**Aim of the exercise:**
What do the lines from the top of the data through the line with "const annotations = [];" say? Quote them exactly and include both ends.

**Supplied data:**
╭──
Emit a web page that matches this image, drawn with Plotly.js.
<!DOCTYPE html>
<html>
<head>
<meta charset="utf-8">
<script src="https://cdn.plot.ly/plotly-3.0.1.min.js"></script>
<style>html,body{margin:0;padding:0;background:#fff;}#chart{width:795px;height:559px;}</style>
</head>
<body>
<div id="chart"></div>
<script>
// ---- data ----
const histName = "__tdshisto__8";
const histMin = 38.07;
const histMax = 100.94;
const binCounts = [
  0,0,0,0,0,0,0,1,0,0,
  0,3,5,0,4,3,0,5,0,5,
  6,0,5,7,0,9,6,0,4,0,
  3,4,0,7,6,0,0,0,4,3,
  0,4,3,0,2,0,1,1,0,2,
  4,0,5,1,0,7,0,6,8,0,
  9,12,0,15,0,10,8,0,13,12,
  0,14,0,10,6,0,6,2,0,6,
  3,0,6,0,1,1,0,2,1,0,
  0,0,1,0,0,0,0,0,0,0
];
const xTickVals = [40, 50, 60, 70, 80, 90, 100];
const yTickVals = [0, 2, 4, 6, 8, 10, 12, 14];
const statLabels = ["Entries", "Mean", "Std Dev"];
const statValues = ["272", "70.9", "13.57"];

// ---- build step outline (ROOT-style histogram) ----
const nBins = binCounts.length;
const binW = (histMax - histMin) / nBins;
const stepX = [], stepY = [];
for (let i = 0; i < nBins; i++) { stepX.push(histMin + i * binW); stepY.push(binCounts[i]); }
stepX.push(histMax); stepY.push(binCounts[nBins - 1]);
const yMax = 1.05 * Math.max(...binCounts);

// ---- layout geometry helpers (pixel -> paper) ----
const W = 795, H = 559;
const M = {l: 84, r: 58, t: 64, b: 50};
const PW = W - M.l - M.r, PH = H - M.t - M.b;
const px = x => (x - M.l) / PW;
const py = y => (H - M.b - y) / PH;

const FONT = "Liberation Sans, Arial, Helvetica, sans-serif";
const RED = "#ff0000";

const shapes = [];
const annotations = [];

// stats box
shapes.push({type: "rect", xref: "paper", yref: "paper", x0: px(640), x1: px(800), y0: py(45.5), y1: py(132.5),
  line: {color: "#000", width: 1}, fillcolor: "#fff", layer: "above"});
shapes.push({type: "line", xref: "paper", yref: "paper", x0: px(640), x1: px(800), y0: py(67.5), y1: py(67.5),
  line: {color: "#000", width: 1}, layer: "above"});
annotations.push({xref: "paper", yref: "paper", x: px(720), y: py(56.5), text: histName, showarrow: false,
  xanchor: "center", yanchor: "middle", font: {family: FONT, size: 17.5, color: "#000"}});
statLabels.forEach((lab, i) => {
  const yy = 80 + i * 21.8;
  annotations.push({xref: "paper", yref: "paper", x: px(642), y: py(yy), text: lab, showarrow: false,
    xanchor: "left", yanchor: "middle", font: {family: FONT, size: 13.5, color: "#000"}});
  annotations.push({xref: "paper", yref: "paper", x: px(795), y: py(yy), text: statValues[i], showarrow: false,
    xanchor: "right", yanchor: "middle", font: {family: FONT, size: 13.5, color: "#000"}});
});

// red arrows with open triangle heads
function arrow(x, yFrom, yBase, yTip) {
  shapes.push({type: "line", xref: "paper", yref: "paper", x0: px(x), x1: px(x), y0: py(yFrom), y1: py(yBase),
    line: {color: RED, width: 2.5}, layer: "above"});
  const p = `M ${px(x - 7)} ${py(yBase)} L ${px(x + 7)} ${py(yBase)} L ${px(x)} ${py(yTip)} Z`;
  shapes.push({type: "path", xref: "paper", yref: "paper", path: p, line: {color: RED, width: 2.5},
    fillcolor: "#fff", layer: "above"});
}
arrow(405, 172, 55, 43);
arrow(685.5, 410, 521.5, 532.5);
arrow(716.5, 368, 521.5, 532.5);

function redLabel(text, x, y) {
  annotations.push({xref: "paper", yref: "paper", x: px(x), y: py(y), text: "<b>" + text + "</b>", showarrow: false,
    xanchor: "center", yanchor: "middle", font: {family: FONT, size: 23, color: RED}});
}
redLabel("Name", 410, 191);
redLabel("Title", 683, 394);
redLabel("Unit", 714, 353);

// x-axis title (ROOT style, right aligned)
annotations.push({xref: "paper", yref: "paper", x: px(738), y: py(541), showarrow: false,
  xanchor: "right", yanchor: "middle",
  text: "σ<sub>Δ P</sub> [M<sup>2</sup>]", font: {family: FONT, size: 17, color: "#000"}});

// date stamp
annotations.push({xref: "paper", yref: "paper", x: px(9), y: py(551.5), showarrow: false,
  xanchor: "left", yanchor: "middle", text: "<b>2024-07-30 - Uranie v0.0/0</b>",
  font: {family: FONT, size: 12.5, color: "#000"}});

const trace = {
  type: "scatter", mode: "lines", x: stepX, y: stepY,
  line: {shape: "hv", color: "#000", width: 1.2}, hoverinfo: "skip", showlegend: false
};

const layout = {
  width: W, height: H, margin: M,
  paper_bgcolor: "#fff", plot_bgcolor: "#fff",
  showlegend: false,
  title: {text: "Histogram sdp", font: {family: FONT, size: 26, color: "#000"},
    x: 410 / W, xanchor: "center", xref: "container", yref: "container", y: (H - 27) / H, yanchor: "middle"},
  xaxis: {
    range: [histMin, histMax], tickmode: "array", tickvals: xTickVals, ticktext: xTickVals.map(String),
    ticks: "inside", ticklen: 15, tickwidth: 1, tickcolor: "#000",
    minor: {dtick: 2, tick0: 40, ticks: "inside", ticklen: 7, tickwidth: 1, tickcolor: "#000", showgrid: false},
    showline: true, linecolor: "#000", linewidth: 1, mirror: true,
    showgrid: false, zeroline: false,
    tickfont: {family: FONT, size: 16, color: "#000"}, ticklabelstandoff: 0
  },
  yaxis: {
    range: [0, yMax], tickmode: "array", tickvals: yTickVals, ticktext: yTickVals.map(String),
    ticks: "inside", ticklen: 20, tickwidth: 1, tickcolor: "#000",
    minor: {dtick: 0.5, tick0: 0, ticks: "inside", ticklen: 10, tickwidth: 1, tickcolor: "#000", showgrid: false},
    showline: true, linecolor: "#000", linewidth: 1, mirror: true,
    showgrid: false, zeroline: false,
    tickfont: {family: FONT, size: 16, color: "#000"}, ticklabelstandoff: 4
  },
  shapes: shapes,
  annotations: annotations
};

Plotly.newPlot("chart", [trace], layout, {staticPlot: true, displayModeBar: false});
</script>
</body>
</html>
╰──
**Expected answer:**
Emit a web page that matches this image, drawn with Plotly.js.
<!DOCTYPE html>
<html>
<head>
<meta charset="utf-8">
<script src="https://cdn.plot.ly/plotly-3.0.1.min.js"></script>
<style>html,body{margin:0;padding:0;background:#fff;}#chart{width:795px;height:559px;}</style>
</head>
<body>
<div id="chart"></div>
<script>
// ---- data ----
const histName = "__tdshisto__8";
const histMin = 38.07;
const histMax = 100.94;
const binCounts = [
  0,0,0,0,0,0,0,1,0,0,
  0,3,5,0,4,3,0,5,0,5,
  6,0,5,7,0,9,6,0,4,0,
  3,4,0,7,6,0,0,0,4,3,
  0,4,3,0,2,0,1,1,0,2,
  4,0,5,1,0,7,0,6,8,0,
  9,12,0,15,0,10,8,0,13,12,
  0,14,0,10,6,0,6,2,0,6,
  3,0,6,0,1,1,0,2,1,0,
  0,0,1,0,0,0,0,0,0,0
];
const xTickVals = [40, 50, 60, 70, 80, 90, 100];
const yTickVals = [0, 2, 4, 6, 8, 10, 12, 14];
const statLabels = ["Entries", "Mean", "Std Dev"];
const statValues = ["272", "70.9", "13.57"];

// ---- build step outline (ROOT-style histogram) ----
const nBins = binCounts.length;
const binW = (histMax - histMin) / nBins;
const stepX = [], stepY = [];
for (let i = 0; i < nBins; i++) { stepX.push(histMin + i * binW); stepY.push(binCounts[i]); }
stepX.push(histMax); stepY.push(binCounts[nBins - 1]);
const yMax = 1.05 * Math.max(...binCounts);

// ---- layout geometry helpers (pixel -> paper) ----
const W = 795, H = 559;
const M = {l: 84, r: 58, t: 64, b: 50};
const PW = W - M.l - M.r, PH = H - M.t - M.b;
const px = x => (x - M.l) / PW;
const py = y => (H - M.b - y) / PH;

const FONT = "Liberation Sans, Arial, Helvetica, sans-serif";
const RED = "#ff0000";

const shapes = [];
const annotations = [];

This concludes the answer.